***** Data segment *****
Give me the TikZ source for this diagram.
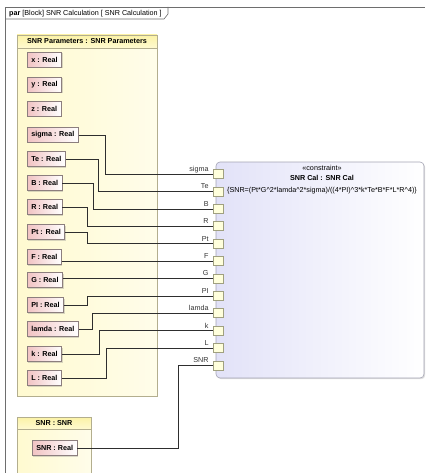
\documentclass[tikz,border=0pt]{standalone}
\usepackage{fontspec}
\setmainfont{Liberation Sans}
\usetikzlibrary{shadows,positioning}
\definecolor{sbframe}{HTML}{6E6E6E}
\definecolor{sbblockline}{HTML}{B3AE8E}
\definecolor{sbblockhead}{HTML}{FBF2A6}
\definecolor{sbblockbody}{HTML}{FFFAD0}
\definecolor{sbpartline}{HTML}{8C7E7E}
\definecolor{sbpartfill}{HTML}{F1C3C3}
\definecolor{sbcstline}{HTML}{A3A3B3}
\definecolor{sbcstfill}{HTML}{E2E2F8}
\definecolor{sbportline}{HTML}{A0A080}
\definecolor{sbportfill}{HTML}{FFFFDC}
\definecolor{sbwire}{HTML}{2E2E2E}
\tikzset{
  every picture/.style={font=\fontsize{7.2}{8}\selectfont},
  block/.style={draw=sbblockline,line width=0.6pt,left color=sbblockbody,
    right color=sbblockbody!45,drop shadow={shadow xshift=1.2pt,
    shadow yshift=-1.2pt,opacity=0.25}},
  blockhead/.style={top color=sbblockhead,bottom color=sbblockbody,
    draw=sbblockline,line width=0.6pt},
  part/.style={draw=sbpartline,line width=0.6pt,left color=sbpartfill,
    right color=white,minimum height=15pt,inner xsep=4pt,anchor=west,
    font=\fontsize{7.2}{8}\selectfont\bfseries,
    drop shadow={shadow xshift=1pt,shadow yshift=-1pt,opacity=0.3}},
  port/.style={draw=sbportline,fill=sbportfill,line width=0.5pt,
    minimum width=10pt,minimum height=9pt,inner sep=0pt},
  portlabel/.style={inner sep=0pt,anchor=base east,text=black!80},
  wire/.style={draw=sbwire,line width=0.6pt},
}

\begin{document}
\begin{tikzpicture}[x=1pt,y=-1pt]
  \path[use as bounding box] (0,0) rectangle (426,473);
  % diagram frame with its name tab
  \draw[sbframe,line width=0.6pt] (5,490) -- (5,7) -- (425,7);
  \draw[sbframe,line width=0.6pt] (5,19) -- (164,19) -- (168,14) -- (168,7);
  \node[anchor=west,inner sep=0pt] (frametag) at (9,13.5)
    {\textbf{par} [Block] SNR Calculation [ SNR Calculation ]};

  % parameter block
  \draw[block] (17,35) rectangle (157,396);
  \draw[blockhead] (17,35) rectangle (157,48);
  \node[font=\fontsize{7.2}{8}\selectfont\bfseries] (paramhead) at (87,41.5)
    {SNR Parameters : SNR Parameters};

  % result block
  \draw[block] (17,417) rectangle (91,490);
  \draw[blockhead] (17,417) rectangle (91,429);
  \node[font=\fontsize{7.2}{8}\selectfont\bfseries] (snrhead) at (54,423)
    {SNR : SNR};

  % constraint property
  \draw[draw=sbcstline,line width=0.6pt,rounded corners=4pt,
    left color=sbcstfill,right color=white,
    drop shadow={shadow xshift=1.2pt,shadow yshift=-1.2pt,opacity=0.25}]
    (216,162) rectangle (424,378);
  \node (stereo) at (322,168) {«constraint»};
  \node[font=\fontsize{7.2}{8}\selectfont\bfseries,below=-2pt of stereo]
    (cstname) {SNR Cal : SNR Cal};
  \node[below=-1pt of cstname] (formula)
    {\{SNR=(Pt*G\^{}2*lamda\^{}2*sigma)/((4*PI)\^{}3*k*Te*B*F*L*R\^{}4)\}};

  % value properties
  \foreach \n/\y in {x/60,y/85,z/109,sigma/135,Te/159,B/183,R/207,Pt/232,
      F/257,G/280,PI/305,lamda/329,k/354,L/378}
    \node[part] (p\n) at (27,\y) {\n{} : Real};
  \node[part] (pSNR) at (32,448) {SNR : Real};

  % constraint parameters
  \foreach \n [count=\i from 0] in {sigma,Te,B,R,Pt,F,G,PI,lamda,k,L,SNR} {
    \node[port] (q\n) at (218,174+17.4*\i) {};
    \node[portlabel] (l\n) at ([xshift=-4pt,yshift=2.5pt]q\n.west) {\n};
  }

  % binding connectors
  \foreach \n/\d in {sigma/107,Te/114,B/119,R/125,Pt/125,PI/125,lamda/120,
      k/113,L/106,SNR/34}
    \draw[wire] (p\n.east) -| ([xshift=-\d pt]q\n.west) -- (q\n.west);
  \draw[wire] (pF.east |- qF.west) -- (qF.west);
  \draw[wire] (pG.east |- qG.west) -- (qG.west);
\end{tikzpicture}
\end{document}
*****
● To be done: Copy out every line of the listing that contains the string "diagram".

● Exercise answer:
Give me the TikZ source for this diagram.
  % diagram frame with its name tab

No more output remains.